Have you ever had a request by your provider of credit reports to produce a copy of a signed credit application to justify your request for the report? If so, you probably thought it was bogus. You may have thought it was a scam artist, or an identity thief, or even the customer’s brother in law. However, it might have been legitimate.
We have received information that the Consumer Financial Protection Bureau is auditing credit reporting services and their contractors to determine whether credit reports supplied to retailers were legitimately requested under the Fair Credit Reporting Act. The service from whom you requested the credit report may contact you to obtain the information necessary to show that authorization.
However, should you be responding to a phone call? We suggest not. When you get a phone call, you do not know who is calling. Most credit reporting agencies and their contractors have an agreement with retailers allowing them to check records. However, any attempt by a provider to audit authorizations should come in a form that allows you to verify that it is a legitimate request. Here are some things to keep in mind.
- As we have written repeatedly, always have a customer sign an authorization for a credit report. A signed authorization is not required under the law – only a business purpose in connection with the extension of credit.

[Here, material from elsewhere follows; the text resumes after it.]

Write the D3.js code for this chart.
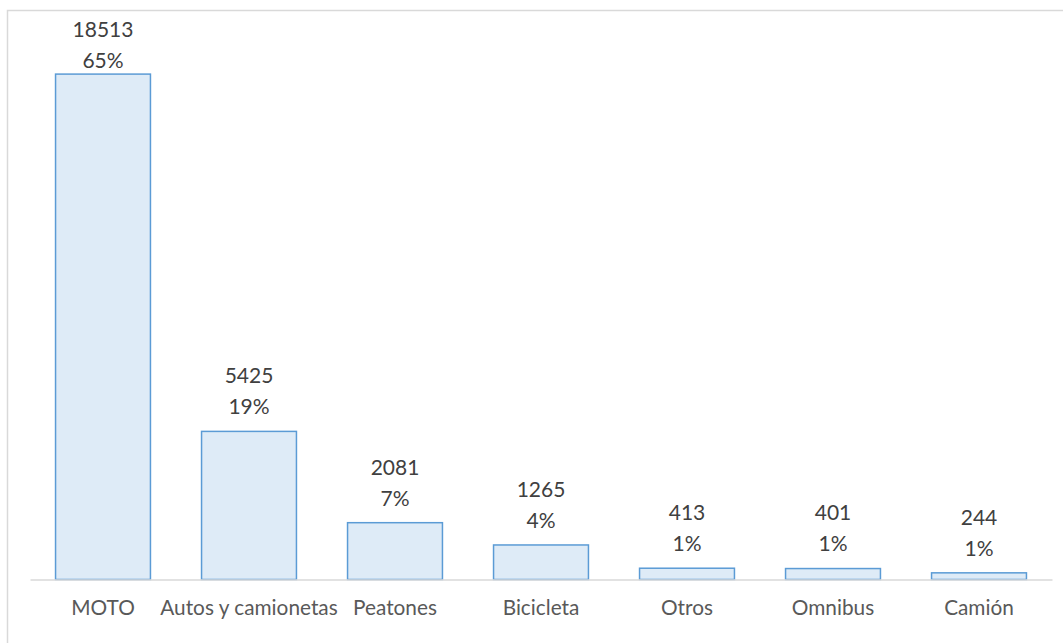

However, how do you prove that? The signature of a consumer on an authorization for a credit report is the best way. We are regularly asked about phone calls, fax inquiries and other credit related requests from consumers who are not in the showroom. Those should go through your secure internet portal. These days, anyone who can afford to buy a car probably has internet access. Have the person verify the request through a secure internet portal.
- Keep all authorizations for five years. That means you must keep not only authorizations on deals you deliver (you will probably keep those in your deal files anyway), but you must keep them on deals not completed. The statute of limitations for a violation of the Fair Credit Reporting Act is two years from the discovery of wrongdoing up to five years. So keep authorizations, whether for delivered deals or dead deals, for five years.
- From time to time compare your authorizations to your credit bureau bill to make sure you are getting authorizations for every report for which you are billed. If you cannot match up credit reports for which you are billed with authorizations, find out why and fix any problems.
- If you get a request for a signed authorization from someone who claims to be from a credit reporting agency or from a contractor for the provider with whom you do business, verify it. The best way to do that is to demand the request in writing identifying:
- The identity of the person seeking the information
- The authority by which the person claims to have access to the information
- The purpose for the request.
- Identification of the person whose report was accessed, by full name, social security number, and date of access.
- If you get requests for authorizations, consider whether you have a problem. Audit your own processes to make sure that reports are only run based upon written authorization of a customer.